Chancellor of the Exchequer Rishi Sunak
Milton Keynes, Watford, Harrow, Chelmsford and Ilford saw some of the biggest jumps in buyer inquiries.
Mr Shipside warned the surge in demand could come at the expense of first-time buyers, who face greater competition from buy-to-let investors and second homeowners.
First-time buyers were exempt from stamp duty up to £300,000 but have lost that relative advantage as stamp duty savings now apply to all. Online mortgage broker Trussle has also seen a surge in demand from buyers, with home loan applications up 40 percent on last year.
Head of mortgages Miles Robinson called on lenders to match strong demand from first-time buyers, by relaunching higher loan-tovalue (LTV) deals again, after pulling most of them in the pandemic.
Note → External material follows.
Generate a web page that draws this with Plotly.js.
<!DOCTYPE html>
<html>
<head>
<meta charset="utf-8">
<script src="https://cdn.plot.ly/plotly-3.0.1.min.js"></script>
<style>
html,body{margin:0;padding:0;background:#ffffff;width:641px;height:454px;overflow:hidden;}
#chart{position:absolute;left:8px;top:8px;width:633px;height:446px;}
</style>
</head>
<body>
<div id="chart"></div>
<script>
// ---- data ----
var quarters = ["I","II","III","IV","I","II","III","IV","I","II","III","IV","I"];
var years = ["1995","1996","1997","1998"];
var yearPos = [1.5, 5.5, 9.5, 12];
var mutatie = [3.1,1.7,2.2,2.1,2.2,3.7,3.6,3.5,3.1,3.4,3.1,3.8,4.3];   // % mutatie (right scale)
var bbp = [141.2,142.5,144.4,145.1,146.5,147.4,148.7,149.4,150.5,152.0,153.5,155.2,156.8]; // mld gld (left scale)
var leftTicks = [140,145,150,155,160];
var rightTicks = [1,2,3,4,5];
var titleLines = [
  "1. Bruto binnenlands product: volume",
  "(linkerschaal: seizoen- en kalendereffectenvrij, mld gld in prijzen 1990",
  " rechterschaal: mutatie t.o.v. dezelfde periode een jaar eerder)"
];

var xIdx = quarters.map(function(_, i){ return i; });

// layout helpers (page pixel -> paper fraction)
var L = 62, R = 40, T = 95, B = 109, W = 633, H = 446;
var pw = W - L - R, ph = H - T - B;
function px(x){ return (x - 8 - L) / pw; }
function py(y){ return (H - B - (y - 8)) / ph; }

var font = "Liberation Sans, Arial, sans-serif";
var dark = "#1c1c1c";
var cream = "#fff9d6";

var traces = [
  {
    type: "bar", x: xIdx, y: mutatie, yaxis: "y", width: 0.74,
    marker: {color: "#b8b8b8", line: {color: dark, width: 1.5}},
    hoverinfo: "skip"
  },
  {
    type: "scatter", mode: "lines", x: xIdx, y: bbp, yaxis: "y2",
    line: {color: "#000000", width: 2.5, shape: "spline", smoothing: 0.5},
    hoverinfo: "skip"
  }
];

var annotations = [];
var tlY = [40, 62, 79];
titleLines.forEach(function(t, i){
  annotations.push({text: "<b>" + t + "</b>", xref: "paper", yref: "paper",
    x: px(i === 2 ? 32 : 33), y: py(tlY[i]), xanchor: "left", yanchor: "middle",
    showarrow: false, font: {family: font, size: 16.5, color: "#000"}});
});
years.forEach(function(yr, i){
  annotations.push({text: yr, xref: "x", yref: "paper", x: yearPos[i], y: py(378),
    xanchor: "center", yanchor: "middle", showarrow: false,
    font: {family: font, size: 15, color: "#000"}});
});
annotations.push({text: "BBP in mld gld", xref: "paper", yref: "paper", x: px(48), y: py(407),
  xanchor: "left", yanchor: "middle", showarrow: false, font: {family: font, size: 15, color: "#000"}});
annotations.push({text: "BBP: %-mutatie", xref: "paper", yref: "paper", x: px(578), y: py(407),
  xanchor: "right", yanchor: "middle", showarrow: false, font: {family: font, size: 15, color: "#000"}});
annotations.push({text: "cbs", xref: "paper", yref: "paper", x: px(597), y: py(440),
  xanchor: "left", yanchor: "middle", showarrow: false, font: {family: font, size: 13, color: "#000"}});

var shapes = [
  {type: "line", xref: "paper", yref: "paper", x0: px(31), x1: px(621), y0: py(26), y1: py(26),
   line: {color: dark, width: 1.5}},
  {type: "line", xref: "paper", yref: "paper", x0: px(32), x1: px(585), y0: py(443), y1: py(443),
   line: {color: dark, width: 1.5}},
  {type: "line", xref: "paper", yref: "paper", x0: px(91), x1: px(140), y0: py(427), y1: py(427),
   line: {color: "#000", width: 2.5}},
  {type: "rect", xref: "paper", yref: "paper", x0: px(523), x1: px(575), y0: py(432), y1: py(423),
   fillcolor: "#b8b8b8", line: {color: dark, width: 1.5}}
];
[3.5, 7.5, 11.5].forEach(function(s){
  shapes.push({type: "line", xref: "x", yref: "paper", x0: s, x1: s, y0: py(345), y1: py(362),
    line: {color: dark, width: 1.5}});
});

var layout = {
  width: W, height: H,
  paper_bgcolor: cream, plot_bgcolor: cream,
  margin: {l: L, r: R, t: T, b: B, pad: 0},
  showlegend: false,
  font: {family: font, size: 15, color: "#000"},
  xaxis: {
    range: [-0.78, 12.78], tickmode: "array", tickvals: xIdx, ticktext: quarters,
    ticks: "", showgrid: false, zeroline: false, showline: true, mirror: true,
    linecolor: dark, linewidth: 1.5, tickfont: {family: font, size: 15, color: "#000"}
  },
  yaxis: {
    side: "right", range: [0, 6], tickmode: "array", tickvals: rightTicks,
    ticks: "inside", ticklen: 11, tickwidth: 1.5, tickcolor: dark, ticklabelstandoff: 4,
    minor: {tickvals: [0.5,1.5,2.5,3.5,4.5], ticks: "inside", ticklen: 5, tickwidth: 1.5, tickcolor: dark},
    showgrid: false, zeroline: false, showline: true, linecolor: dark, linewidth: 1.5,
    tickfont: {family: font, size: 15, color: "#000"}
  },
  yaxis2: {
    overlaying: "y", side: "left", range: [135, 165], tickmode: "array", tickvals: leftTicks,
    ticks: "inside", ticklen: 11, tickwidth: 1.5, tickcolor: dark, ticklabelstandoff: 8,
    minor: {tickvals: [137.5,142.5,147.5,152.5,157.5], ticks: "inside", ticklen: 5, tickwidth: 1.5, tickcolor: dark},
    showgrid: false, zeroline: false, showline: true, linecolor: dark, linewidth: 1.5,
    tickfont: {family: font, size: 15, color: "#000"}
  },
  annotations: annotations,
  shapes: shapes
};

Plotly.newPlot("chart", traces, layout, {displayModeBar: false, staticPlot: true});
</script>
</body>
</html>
Most will only lend up to 85 percent LTV which leaves first-time buyers needing a 15 percent deposit. But Nationwide said it will reintroduce 90 percent LTV deals for first-time buyers from Monday.
The stamp duty holiday applies in England and Northern Ireland.
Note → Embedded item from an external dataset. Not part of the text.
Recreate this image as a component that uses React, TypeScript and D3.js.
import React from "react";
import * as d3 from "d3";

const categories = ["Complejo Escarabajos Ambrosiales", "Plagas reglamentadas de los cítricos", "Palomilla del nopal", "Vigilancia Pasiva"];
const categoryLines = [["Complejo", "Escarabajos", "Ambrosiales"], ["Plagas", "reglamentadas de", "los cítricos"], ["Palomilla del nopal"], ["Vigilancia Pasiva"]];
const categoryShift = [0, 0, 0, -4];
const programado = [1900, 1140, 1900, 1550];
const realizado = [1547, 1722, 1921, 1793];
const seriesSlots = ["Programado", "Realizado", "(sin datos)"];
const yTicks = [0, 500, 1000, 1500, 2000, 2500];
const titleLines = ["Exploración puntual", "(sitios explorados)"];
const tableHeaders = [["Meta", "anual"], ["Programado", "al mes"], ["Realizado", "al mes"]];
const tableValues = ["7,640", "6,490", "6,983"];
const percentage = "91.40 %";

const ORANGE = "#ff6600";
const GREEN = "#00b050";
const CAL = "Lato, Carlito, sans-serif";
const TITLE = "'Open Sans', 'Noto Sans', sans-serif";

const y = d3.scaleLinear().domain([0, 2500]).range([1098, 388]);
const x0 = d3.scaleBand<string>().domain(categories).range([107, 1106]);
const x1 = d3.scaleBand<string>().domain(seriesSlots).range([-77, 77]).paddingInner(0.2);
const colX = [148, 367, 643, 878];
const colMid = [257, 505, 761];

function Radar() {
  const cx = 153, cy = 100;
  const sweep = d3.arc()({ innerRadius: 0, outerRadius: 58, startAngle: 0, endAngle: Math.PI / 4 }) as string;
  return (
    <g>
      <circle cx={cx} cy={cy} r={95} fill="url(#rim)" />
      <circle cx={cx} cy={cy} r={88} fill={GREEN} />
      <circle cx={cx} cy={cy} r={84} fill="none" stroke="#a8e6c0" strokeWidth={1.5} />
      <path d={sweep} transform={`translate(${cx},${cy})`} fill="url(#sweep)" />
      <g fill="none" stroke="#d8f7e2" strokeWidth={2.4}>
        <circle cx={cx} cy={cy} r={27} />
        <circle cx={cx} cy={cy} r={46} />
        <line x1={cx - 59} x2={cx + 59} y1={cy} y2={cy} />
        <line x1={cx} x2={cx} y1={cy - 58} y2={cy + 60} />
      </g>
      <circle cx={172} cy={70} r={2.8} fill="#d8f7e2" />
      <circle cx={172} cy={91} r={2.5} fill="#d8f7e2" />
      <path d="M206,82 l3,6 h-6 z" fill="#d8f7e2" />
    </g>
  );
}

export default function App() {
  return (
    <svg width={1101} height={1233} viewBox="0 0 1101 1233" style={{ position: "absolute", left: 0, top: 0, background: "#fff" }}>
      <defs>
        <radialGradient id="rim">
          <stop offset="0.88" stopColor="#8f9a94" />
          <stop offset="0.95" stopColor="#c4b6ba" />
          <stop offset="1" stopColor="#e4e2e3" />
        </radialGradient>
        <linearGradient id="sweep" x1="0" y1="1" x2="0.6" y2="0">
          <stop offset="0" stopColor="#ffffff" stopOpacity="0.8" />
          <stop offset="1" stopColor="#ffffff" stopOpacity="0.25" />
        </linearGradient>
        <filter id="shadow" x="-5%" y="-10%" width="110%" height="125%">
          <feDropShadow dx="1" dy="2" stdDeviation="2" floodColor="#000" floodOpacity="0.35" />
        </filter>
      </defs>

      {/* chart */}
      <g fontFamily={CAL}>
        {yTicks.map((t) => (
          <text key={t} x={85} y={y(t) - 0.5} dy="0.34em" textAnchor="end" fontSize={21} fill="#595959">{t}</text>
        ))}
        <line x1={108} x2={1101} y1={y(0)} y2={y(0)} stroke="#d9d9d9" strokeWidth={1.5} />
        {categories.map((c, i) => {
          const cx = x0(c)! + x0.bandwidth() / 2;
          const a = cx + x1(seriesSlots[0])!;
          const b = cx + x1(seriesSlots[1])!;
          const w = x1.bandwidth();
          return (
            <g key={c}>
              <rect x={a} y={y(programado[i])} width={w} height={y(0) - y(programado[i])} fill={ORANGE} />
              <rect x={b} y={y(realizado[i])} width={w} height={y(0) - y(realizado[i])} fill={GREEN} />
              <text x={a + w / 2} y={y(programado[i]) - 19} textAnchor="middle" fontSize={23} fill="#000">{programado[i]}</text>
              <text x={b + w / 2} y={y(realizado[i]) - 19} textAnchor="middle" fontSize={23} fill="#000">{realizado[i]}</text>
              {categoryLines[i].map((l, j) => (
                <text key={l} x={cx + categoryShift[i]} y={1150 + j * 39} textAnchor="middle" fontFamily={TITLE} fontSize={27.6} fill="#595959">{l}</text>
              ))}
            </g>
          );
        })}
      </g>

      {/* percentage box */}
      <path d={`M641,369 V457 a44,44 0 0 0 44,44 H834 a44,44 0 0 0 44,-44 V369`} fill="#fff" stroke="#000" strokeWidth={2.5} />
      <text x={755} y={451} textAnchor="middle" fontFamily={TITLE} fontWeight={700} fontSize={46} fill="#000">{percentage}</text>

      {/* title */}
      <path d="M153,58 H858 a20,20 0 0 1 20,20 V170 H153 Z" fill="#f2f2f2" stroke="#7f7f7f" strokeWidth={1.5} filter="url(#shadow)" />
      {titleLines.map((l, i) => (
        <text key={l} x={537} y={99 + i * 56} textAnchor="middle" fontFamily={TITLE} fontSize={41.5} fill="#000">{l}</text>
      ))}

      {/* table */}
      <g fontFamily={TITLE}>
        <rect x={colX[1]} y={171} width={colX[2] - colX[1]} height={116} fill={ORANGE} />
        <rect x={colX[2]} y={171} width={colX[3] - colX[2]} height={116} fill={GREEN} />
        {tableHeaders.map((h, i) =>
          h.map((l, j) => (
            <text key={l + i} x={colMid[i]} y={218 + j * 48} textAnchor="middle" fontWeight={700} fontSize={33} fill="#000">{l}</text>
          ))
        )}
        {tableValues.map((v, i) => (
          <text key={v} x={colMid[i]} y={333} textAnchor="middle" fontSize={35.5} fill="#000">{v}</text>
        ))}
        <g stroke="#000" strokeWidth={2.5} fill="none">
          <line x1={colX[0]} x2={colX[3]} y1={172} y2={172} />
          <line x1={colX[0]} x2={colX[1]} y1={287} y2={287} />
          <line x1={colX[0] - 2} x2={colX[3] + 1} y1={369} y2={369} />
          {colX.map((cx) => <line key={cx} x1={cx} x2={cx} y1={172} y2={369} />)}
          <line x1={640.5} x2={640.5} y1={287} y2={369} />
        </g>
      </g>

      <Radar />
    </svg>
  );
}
But yesterday the Welsh Government announced a holiday from July 25 worth £2,450 on properties up to £250,000, restricted to homebuyers rather than investors.
Tianna Dash, 31
Offer too good to miss, sis…
Tania, 35, and Tianna Dash, 31, calculate they will save up to £6,300 in costs which will be the perfect opportunity to start their buy-to-let portfolio.
The sisters are looking to buy property where they live in Liverpool and believe the stamp duty cut is too good to miss.
They want to become full-time developers, insisting: “We will continue to invest in buy-to-let even when the stamp duty holiday expires.”
Tania Dash, 35
First-time buyer Paul is quids in
First-time home buyers like Paul Bishton, will save thousands of pounds thanks to the new rules.
Last October, the 26-year-old had an offer accepted on a £375,000 new build one-bedroom flat in Leytonstone, east London.
His transaction stalled in the pandemic, like many others, but he is now pressing ahead.
As a first-time buyer, Paul would previously have benefited from the first-time buyer stamp duty exemption on the first £300,000, while paying 5 percent on the remaining £75,000.
Now he will pay no stamp duty at all, saving him £3,750.
Many say the stamp duty holiday could drive up prices and make life harder for first-time buyers, but Paul is now safely on the property ladder.
He added: “If my new mortgage application is approved, I’ll complete on July 31.”
First-time home buyer Paul Bishton
Comment by Harvey Jones
The British housing market is back. It doesn’t take much to persuade Britons to go property hunting again and buyers are out in force.
Millions of us spent the lockdown sitting in front of our laptops and tables, browsing property portals and estate agent websites in search of our next dream home.
That has led to a lot of pent-up demand, which is now being unleashed by Chancellor Rishi Sunak’s stamp duty holiday on properties that are worth up to £500,000.
This generous tax break will save buyers up to £15,000 – and estate agents, mortgage brokers and lenders are being inundated with demand as a result.
While Sunak’s holiday only applies in England and Northern Ireland, politicians in Wales and Scotland have been pushed into introducing their own stamp duty cuts, although these are not quite as generous.
This is the shot in the arm the housing market needs as the economic cost of the pandemic threatens to destroy confidence.
The last thing we need right now is a house price crash, on top of all the other worries afflicting the economy.
The truth is that stamp duty is a bad tax. It makes moving home to find work unnecessarily expensive and punishes older people looking to downsize from large family properties, who will pay the levy on their newer, smaller home.
Sunak should spend the next few months looking to overhaul the system, to prevent a crash and make it fit for purpose.
Could he scrap it altogether? We can dream. Future tax cuts could be in short supply, as the national debt spirals. Enjoy this holiday while it lasts.